Myla Goldberg's 2000 novel Bee Season may have been a lyrical and transcendent piece of work about people searching for spiritual meaning in a disconnected modern world, but the new film adaptation, which changes a number of details, is only a pretender to such a description. Directors McGehee and Siegel, whose last film, 2001's The Deep End, was awash in overwrought symbolism, bring a similarly pretentious and heavy-handed sensibility to this version of the story, giving us characters who spend all of their time looking for the divine but very little time acting like real people.


The title refers to the spelling prowess of young Eliza Naumann (Cross), who surprises her family by becoming a spelling champion with prospects in state and national bees. Her college professor father Saul (Gere), who teaches religious studies, takes an inordinate interest in her efforts, even envisioning that her meditative method of concentration might help her reach a spiritual plane he's failed to achieve.


The spelling obsession reveals cracks in the whole family, as Eliza's mom Miriam (Binoche) succumbs to her long-simmering kleptomania, and her brother Aaron (Minghella) secretly joins the Hare Krishnas. All of the activities—spelling, stealing, religious conversion—play out as deeply spiritual experiences, or at least that's the way McGehee and Siegel want them to seem. But in trying to make every moment significant, they lose any character development. Never do we understand what drove these people to the brink in the first place, nor do we really see what it is they're looking for.

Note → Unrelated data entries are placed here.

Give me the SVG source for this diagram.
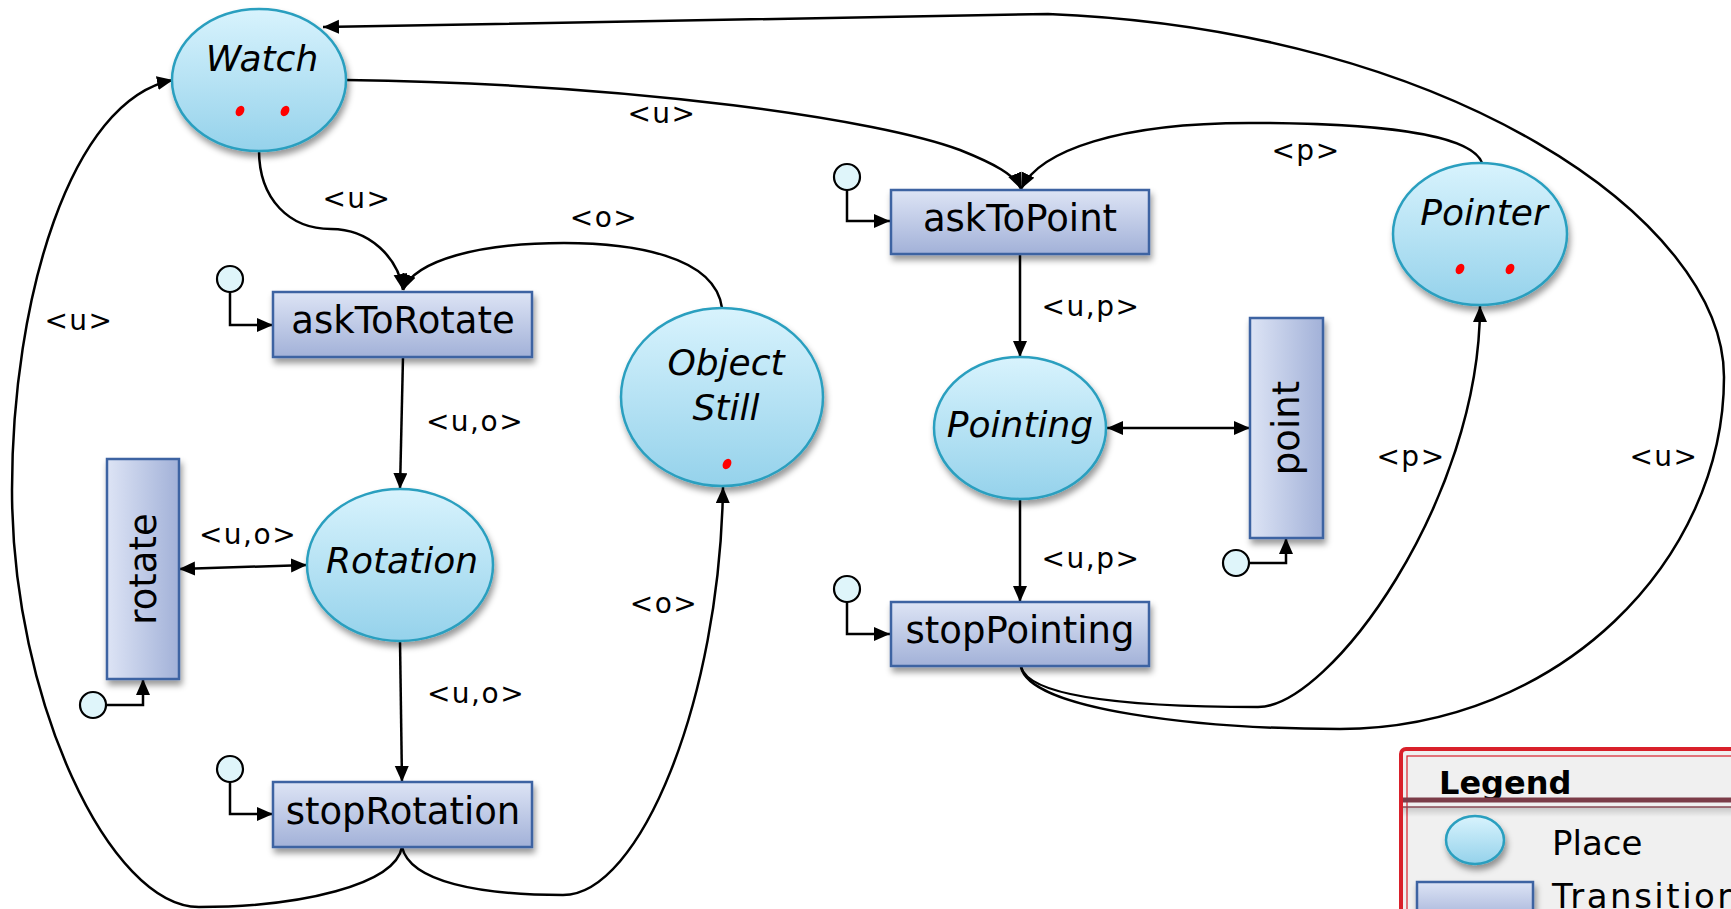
<svg xmlns="http://www.w3.org/2000/svg" width="1731" height="909" viewBox="0 0 1731 909">
<defs>
  <linearGradient id="gPlace" x1="0" y1="0" x2="0" y2="1">
    <stop offset="0" stop-color="#d8f3fd"/>
    <stop offset="1" stop-color="#95d2eb"/>
  </linearGradient>
  <linearGradient id="gTrans" x1="0" y1="0" x2="0" y2="1">
    <stop offset="0" stop-color="#dde4f5"/>
    <stop offset="1" stop-color="#a2b1d8"/>
  </linearGradient>
  <linearGradient id="gTransV" x1="0" y1="0" x2="1" y2="0">
    <stop offset="0" stop-color="#dde4f5"/>
    <stop offset="1" stop-color="#a2b1d8"/>
  </linearGradient>
  <linearGradient id="gSep" x1="0" y1="0" x2="0" y2="1">
    <stop offset="0" stop-color="#000" stop-opacity="0.18"/>
    <stop offset="1" stop-color="#000" stop-opacity="0"/>
  </linearGradient>
  <filter id="shadow" x="-20%" y="-20%" width="140%" height="150%">
    <feDropShadow dx="2" dy="5" stdDeviation="3" flood-color="#000" flood-opacity="0.4"/>
  </filter>
  <marker id="arr" markerUnits="userSpaceOnUse" markerWidth="18" markerHeight="16" refX="16" refY="7" orient="auto-start-reverse">
    <path d="M0,0 L16,7 L0,14 z" fill="#000"/>
  </marker>
  <style>
    .place{fill:url(#gPlace);stroke:#2a9fbf;stroke-width:2.5;filter:url(#shadow)}
    .trans{fill:url(#gTrans);stroke:#3d63a2;stroke-width:2.5;filter:url(#shadow)}
    .transv{fill:url(#gTransV);stroke:#3d63a2;stroke-width:2.5;filter:url(#shadow)}
    .init{fill:#dff5fa;stroke:#000;stroke-width:2.2}
    .tok{fill:#ff0000}
    .pl{font-family:"DejaVu Sans",sans-serif;font-style:italic;font-size:36px;fill:#000;text-anchor:middle}
    .tl{font-family:"DejaVu Sans",sans-serif;font-size:37px;fill:#000;text-anchor:middle}
    .lbl{font-family:"DejaVu Sans",sans-serif;font-size:28px;letter-spacing:1.5px;fill:#000;text-anchor:middle}
    .arcA{fill:none;stroke:#000;stroke-width:2.5;marker-end:url(#arr)}
    .arcB{fill:none;stroke:#000;stroke-width:2.5;marker-end:url(#arr);marker-start:url(#arr)}
    .lg{font-family:"DejaVu Sans",sans-serif;font-size:34px;fill:#000}
  </style>
</defs>

<g id="connectors">
  <!-- Watch -> askToRotate -->
  <path class="arcA" d="M259,150 C259,200 290,229 331,229 C370,229 398,258 403,290"/>
  <!-- ObjectStill -> askToRotate -->
  <path class="arcA" d="M722,308 C715,255 630,243 564,243 C480,243 415,260 403,290"/>
  <!-- askToRotate -> Rotation -->
  <path class="arcA" d="M403,357 L400,489"/>
  <!-- rotate <-> Rotation -->
  <path class="arcB" d="M179,569 L307,565"/>
  <!-- Rotation -> stopRotation -->
  <path class="arcA" d="M400,641 L402,782"/>
  <!-- stopRotation -> Watch -->
  <path class="arcA" d="M402,847 C395,885 300,907 199,907 C110,907 12,700 12,490 C12,300 70,100 173,80"/>
  <!-- stopRotation -> ObjectStill -->
  <path class="arcA" d="M402,847 C410,882 480,895 563,895 C640,895 720,700 723,487"/>
  <!-- init arcs left -->
  <path class="arcA" d="M230,292 L230,325 L273,325"/>
  <path class="arcA" d="M230,782 L230,814 L273,814"/>
  <path class="arcA" d="M106,705 L143,705 L143,679"/>
  <!-- Watch -> askToPoint -->
  <path class="arcA" d="M346,80 C640,84 880,120 960,150 C995,164 1015,175 1021,189"/>
  <!-- Pointer -> askToPoint -->
  <path class="arcA" d="M1482,163 C1470,130 1350,123 1249,123 C1120,123 1040,150 1021,189"/>
  <!-- askToPoint -> Pointing -->
  <path class="arcA" d="M1020,254 L1020,357"/>
  <!-- Pointing <-> point -->
  <path class="arcB" d="M1107,428 L1250,428"/>
  <!-- Pointing -> stopPointing -->
  <path class="arcA" d="M1020,499 L1020,602"/>
  <!-- stopPointing -> Pointer -->
  <path class="arcA" d="M1021,667 C1030,700 1150,707 1258,707 C1330,707 1480,500 1480,306"/>
  <!-- stopPointing -> Watch -->
  <path class="arcA" d="M1021,667 C1030,710 1200,729 1340,729 C1560,728 1724,560 1724,377 C1724,220 1450,30 1048,14 L323,27"/>
  <!-- init arcs right -->
  <path class="arcA" d="M847,190 L847,221 L890,221"/>
  <path class="arcA" d="M847,602 L847,634 L890,634"/>
  <path class="arcA" d="M1249,563 L1286,563 L1286,538"/>
</g>

<g id="labels">
  <text class="lbl" x="357" y="208">&lt;u&gt;</text>
  <text class="lbl" x="604" y="227">&lt;o&gt;</text>
  <text class="lbl" x="475" y="431">&lt;u,o&gt;</text>
  <text class="lbl" x="248" y="544">&lt;u,o&gt;</text>
  <text class="lbl" x="476" y="703">&lt;u,o&gt;</text>
  <text class="lbl" x="664" y="613">&lt;o&gt;</text>
  <text class="lbl" x="79" y="330">&lt;u&gt;</text>
  <text class="lbl" x="662" y="123">&lt;u&gt;</text>
  <text class="lbl" x="1306" y="160">&lt;p&gt;</text>
  <text class="lbl" x="1091" y="316">&lt;u,p&gt;</text>
  <text class="lbl" x="1091" y="568">&lt;u,p&gt;</text>
  <text class="lbl" x="1411" y="466">&lt;p&gt;</text>
  <text class="lbl" x="1664" y="466">&lt;u&gt;</text>
</g>

<g id="Watch">
  <ellipse class="place" cx="259" cy="80" rx="87" ry="71"/>
  <text class="pl" x="262" y="71">Watch</text>
  <ellipse class="tok" cx="240" cy="111" rx="4" ry="5.5" transform="rotate(30 240 111)"/>
  <ellipse class="tok" cx="285" cy="111" rx="4" ry="5.5" transform="rotate(30 285 111)"/>
</g>
<g id="ObjectStill">
  <ellipse class="place" cx="722" cy="397" rx="101" ry="89"/>
  <text class="pl" x="726" y="375">Object</text>
  <text class="pl" x="726" y="420">Still</text>
  <ellipse class="tok" cx="727" cy="464" rx="4" ry="5.5" transform="rotate(30 727 464)"/>
</g>
<g id="Rotation">
  <ellipse class="place" cx="400" cy="565" rx="93" ry="76"/>
  <text class="pl" x="402" y="573">Rotation</text>
</g>
<g id="Pointing">
  <ellipse class="place" cx="1020" cy="428" rx="86" ry="71"/>
  <text class="pl" x="1020" y="437">Pointing</text>
</g>
<g id="Pointer">
  <ellipse class="place" cx="1480" cy="234" rx="87" ry="71"/>
  <text class="pl" x="1484" y="225">Pointer</text>
  <ellipse class="tok" cx="1460" cy="269" rx="4" ry="5.5" transform="rotate(30 1460 269)"/>
  <ellipse class="tok" cx="1510" cy="269" rx="4" ry="5.5" transform="rotate(30 1510 269)"/>
</g>

<g id="askToRotate">
  <rect class="trans" x="273" y="292" width="259" height="65"/>
  <text class="tl" x="403" y="333">askToRotate</text>
  <circle class="init" cx="230" cy="279" r="13"/>
</g>
<g id="stopRotation">
  <rect class="trans" x="273" y="782" width="259" height="65"/>
  <text class="tl" x="403" y="824">stopRotation</text>
  <circle class="init" cx="230" cy="769" r="13"/>
</g>
<g id="rotate">
  <rect class="transv" x="107" y="459" width="72" height="220"/>
  <text class="tl" x="143" y="569" dominant-baseline="central" transform="rotate(-90 143 569)">rotate</text>
  <circle class="init" cx="93" cy="705" r="13"/>
</g>
<g id="askToPoint">
  <rect class="trans" x="891" y="190" width="258" height="64"/>
  <text class="tl" x="1020" y="231">askToPoint</text>
  <circle class="init" cx="847" cy="177" r="13"/>
</g>
<g id="stopPointing">
  <rect class="trans" x="891" y="602" width="258" height="64"/>
  <text class="tl" x="1020" y="643">stopPointing</text>
  <circle class="init" cx="847" cy="589" r="13"/>
</g>
<g id="point">
  <rect class="transv" x="1250" y="318" width="73" height="220"/>
  <text class="tl" x="1286" y="428" dominant-baseline="central" transform="rotate(-90 1286 428)">point</text>
  <circle class="init" cx="1236" cy="563" r="13"/>
</g>

<g id="legend">
  <rect x="1401" y="749" width="345" height="180" rx="5" fill="#f0f0f0" stroke="#d9202a" stroke-width="4"/>
  <rect x="1407" y="756" width="340" height="170" fill="none" stroke="#d9202a" stroke-width="1.2"/>
  <text x="1439" y="794" font-family="'DejaVu Sans',sans-serif" font-weight="bold" font-size="32" fill="#000">Legend</text>
  <rect x="1403" y="807" width="328" height="10" fill="url(#gSep)"/>
  <line x1="1403" y1="800" x2="1731" y2="800" stroke="#7b3c48" stroke-width="5"/>
  <line x1="1403" y1="807" x2="1731" y2="807" stroke="#8a4a55" stroke-width="1.5"/>
  <ellipse class="place" cx="1475" cy="840" rx="29" ry="24"/>
  <text class="lg" x="1552" y="855">Place</text>
  <rect class="trans" x="1417" y="882" width="116" height="40"/>
  <text class="lg" x="1552" y="908" letter-spacing="2.5">Transition</text>
</g>
</svg>
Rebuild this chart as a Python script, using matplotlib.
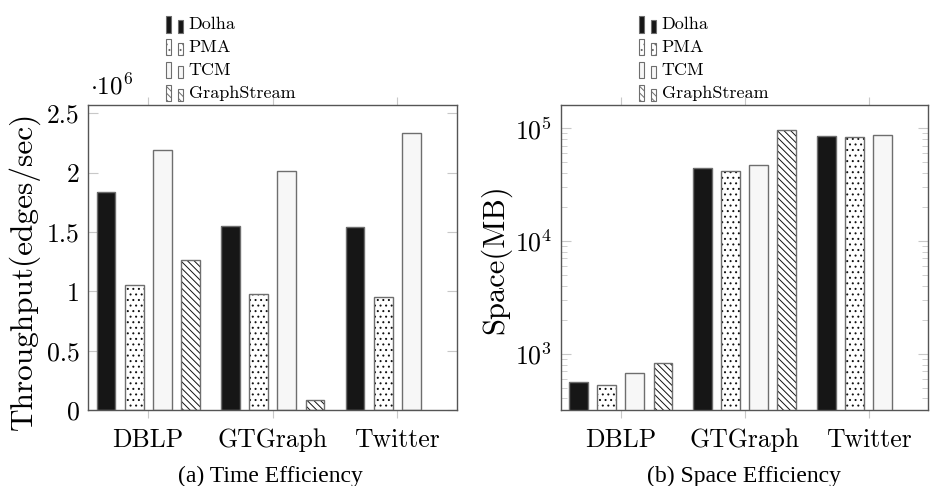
import numpy as np
import matplotlib
matplotlib.use("Agg")
import matplotlib.pyplot as plt
from matplotlib.patches import Rectangle, Patch
from matplotlib.legend_handler import HandlerBase
from matplotlib.ticker import FuncFormatter, FixedLocator, LogLocator, NullFormatter

# ---------------- data ----------------
categories = ["DBLP", "GTGraph", "Twitter"]
series = ["Dolha", "PMA", "TCM", "GraphStream"]
throughput = {
    "Dolha":       [1.834e6, 1.550e6, 1.545e6],
    "PMA":         [1.056e6, 0.975e6, 0.949e6],
    "TCM":         [2.190e6, 2.010e6, 2.336e6],
    "GraphStream": [1.266e6, 0.082e6, np.nan],
}
space = {
    "Dolha":       [557, 44700, 86000],
    "PMA":         [527, 41500, 84200],
    "TCM":         [679, 47000, 87700],
    "GraphStream": [822, 96000, np.nan],
}
thr_ticks = [0, 0.5e6, 1.0e6, 1.5e6, 2.0e6, 2.5e6]
thr_ylabel = "Throughput(edges/sec)"
space_ylabel = "Space(MB)"
captions = ["(a) Time Efficiency", "(b) Space Efficiency"]

# ---------------- style ----------------
plt.rcParams['font.family'] = ['cmr10', 'DejaVu Serif']
plt.rcParams['mathtext.fontset'] = 'cm'
plt.rcParams['axes.formatter.use_mathtext'] = True
plt.rcParams['hatch.linewidth'] = 0.7

styles = {
    "Dolha":       dict(fc="#161616", hatch=None),
    "PMA":         dict(fc="white", hatch="..."),
    "TCM":         dict(fc="#f7f7f7", hatch=None),
    "GraphStream": dict(fc="white", hatch="\\\\\\\\\\"),
}
EDGE = "#6e6e6e"
HATCHC = "#111111"
offsets = [-0.34, -0.113, 0.113, 0.34]
bw = 0.15

fig = plt.figure(figsize=(9.3, 4.86), dpi=100)
axL = fig.add_axes([88/930, 76/486, 369/930, 305/486])
axR = fig.add_axes([560.7/930, 76/486, 367.3/930, 305/486])

x = np.arange(len(categories))


def draw_bars(ax, data):
    for s, off in zip(series, offsets):
        st = styles[s]
        vals = np.array(data[s], dtype=float)
        ax.bar(x + off, vals, bw, color=st["fc"], hatch=st["hatch"],
               edgecolor=HATCHC, linewidth=0, zorder=2)
        ax.bar(x + off, vals, bw, fill=False, edgecolor=EDGE,
               linewidth=1.0, zorder=3)


class TwoBarHandler(HandlerBase):
    def create_artists(self, legend, orig_handle, xdescent, ydescent,
                       width, height, fontsize, trans):
        fc = orig_handle.get_facecolor()
        hatch = orig_handle.get_hatch()
        arts = []
        for (x0, w, h) in [(0.0, 0.3, 1.2), (0.7, 0.3, 0.88)]:
            r = Rectangle((-xdescent + x0 * width, -ydescent - 0.2 * height),
                          w * width, h * height, facecolor=fc, hatch=hatch,
                          edgecolor=EDGE, linewidth=0.8, transform=trans)
            arts.append(r)
        return arts


def style_axes(ax):
    for sp in ax.spines.values():
        sp.set_color("#555555")
        sp.set_linewidth(1.0)
    ax.set_xlim(-0.484, 2.48)
    ax.set_xticks(x)
    ax.set_xticklabels(categories, fontsize=18.5)
    ax.tick_params(axis='x', which='both', direction='out', length=6,
                   color="#c8c8c8", top=True, bottom=True, pad=7)
    ax.tick_params(axis='y', which='major', direction='in', length=7,
                   color="#c8c8c8", left=True, right=True, labelsize=18.5, pad=6)
    ax.tick_params(axis='y', which='minor', direction='in', length=4,
                   color="#c8c8c8", left=True, right=True)


def add_legend(ax, x_px):
    handles = [Patch(facecolor=styles[s]["fc"], hatch=styles[s]["hatch"],
                     edgecolor=EDGE) for s in series]
    fig.legend(handles, series, handler_map={Patch: TwoBarHandler()},
               loc='upper left', bbox_to_anchor=(x_px/930, 1 - 16/486),
               frameon=False, fontsize=13, handlelength=0.96,
               handleheight=0.8, handletextpad=0.3, labelspacing=0.37,
               borderpad=0, borderaxespad=0)


# left panel
draw_bars(axL, throughput)
style_axes(axL)
axL.set_ylim(0, 2.57e6)
axL.yaxis.set_major_locator(FixedLocator(thr_ticks))
axL.yaxis.set_major_formatter(FuncFormatter(lambda v, p: f"{v/1e6:g}"))
axL.text(0.005, 1.02, r"$\cdot 10^{6}$", transform=axL.transAxes,
         fontsize=18, ha='left', va='bottom')
fig.text(24/930, 1 - 271/486, thr_ylabel, rotation=90, fontsize=22.5,
         ha='center', va='center')

# right panel
draw_bars(axR, space)
axR.set_yscale('log')
style_axes(axR)
axR.set_ylim(316, 161000)
axR.yaxis.set_major_locator(LogLocator(base=10))
axR.yaxis.set_minor_locator(LogLocator(base=10, subs=np.arange(2, 10)))
axR.yaxis.set_minor_formatter(NullFormatter())
fig.text(496/930, 1 - 259/486, space_ylabel, rotation=90, fontsize=22,
         ha='center', va='center')

add_legend(axL, 166)
add_legend(axR, 639)

fig.text(270/930, 1 - 476/486, captions[0], fontsize=17,
         family='Liberation Serif', ha='center', va='center')
fig.text(744/930, 1 - 476/486, captions[1], fontsize=17,
         family='Liberation Serif', ha='center', va='center')

fig.savefig("out.png", dpi=100)
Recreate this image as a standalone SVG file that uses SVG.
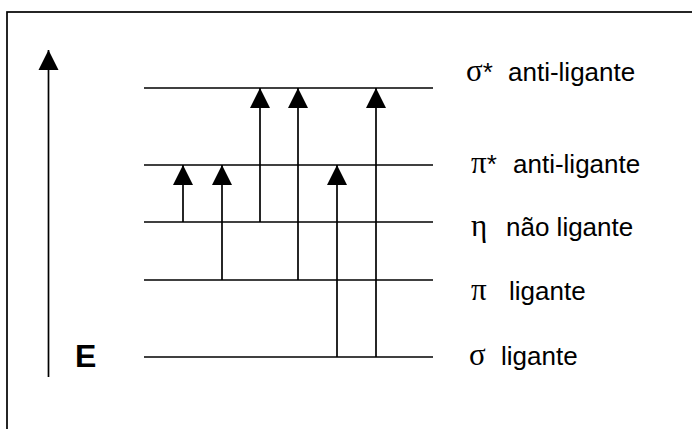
<svg xmlns="http://www.w3.org/2000/svg" width="692" height="429" viewBox="0 0 692 429">
  <style>
    .frame { fill: none; stroke: #000; stroke-width: 1.7; }
    .level { stroke: #000; stroke-width: 1.7; fill: none; }
    .trans { stroke: #000; stroke-width: 1.7; fill: none; marker-end: url(#head); }
    .lbl { font-family: "Liberation Sans", Arial, sans-serif; font-size: 26px; fill: #000; }
    .greek { font-family: "Liberation Serif", "Times New Roman", serif; font-size: 31px; }
    .axis-lbl { font-family: "Liberation Sans", Arial, sans-serif; font-size: 32px; font-weight: bold; fill: #000; }
  </style>
  <defs>
    <marker id="head" markerUnits="userSpaceOnUse" markerWidth="20" markerHeight="21" refX="20" refY="10" orient="auto" viewBox="0 0 20 20">
      <path d="M0,0 L20,10 L0,20 Z" fill="#000"/>
    </marker>
  </defs>

  <rect fill="#fff" x="0" y="0" width="692" height="429"/>
  <!-- outer frame, running off the right and bottom edges -->
  <rect class="frame" x="7" y="12" width="700" height="430"/>

  <!-- energy axis -->
  <g id="energy-axis">
    <line class="trans" x1="48.5" y1="377" x2="48.5" y2="50"/>
    <text class="axis-lbl" x="75" y="367">E</text>
  </g>

  <!-- orbital energy levels -->
  <g id="sigma-star">
    <line class="level" x1="144" y1="88" x2="433" y2="88"/>
    <text class="lbl" x="466" y="81"><tspan class="greek">σ</tspan>*<tspan x="508">anti-ligante</tspan></text>
  </g>
  <g id="pi-star">
    <line class="level" x1="144" y1="165" x2="433" y2="165"/>
    <text class="lbl" x="471" y="173"><tspan class="greek">π</tspan>*<tspan x="513">anti-ligante</tspan></text>
  </g>
  <g id="n-nonbonding">
    <line class="level" x1="144" y1="222" x2="433" y2="222"/>
    <text class="lbl" x="471" y="236"><tspan class="greek">η</tspan><tspan x="506">não ligante</tspan></text>
  </g>
  <g id="pi">
    <line class="level" x1="144" y1="280" x2="433" y2="280"/>
    <text class="lbl" x="471" y="300"><tspan class="greek">π</tspan><tspan x="509">ligante</tspan></text>
  </g>
  <g id="sigma">
    <line class="level" x1="144" y1="357" x2="433" y2="357"/>
    <text class="lbl" x="469" y="365"><tspan class="greek">σ</tspan><tspan x="501">ligante</tspan></text>
  </g>

  <!-- electronic transitions -->
  <g id="transitions">
    <line class="trans" x1="183" y1="222" x2="183" y2="165"/>
    <line class="trans" x1="222" y1="280" x2="222" y2="165"/>
    <line class="trans" x1="260" y1="222" x2="260" y2="88"/>
    <line class="trans" x1="298" y1="280" x2="298" y2="88"/>
    <line class="trans" x1="337" y1="357" x2="337" y2="165"/>
    <line class="trans" x1="376" y1="357" x2="376" y2="88"/>
  </g>
</svg>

It's in the mundane moments that the characters come alive, and the relationship between Eliza and Aaron has a nice, lived-in feel. But McGehee and Siegel have never met a mundane event they couldn't turn into an epiphany. Bee Season tries too hard to convince the audience of its own mystical depth instead of contenting itself with telling a good story. There's more insight into how spelling can represent a search for something beyond the self in the documentary Spellbound; it's also far more entertaining.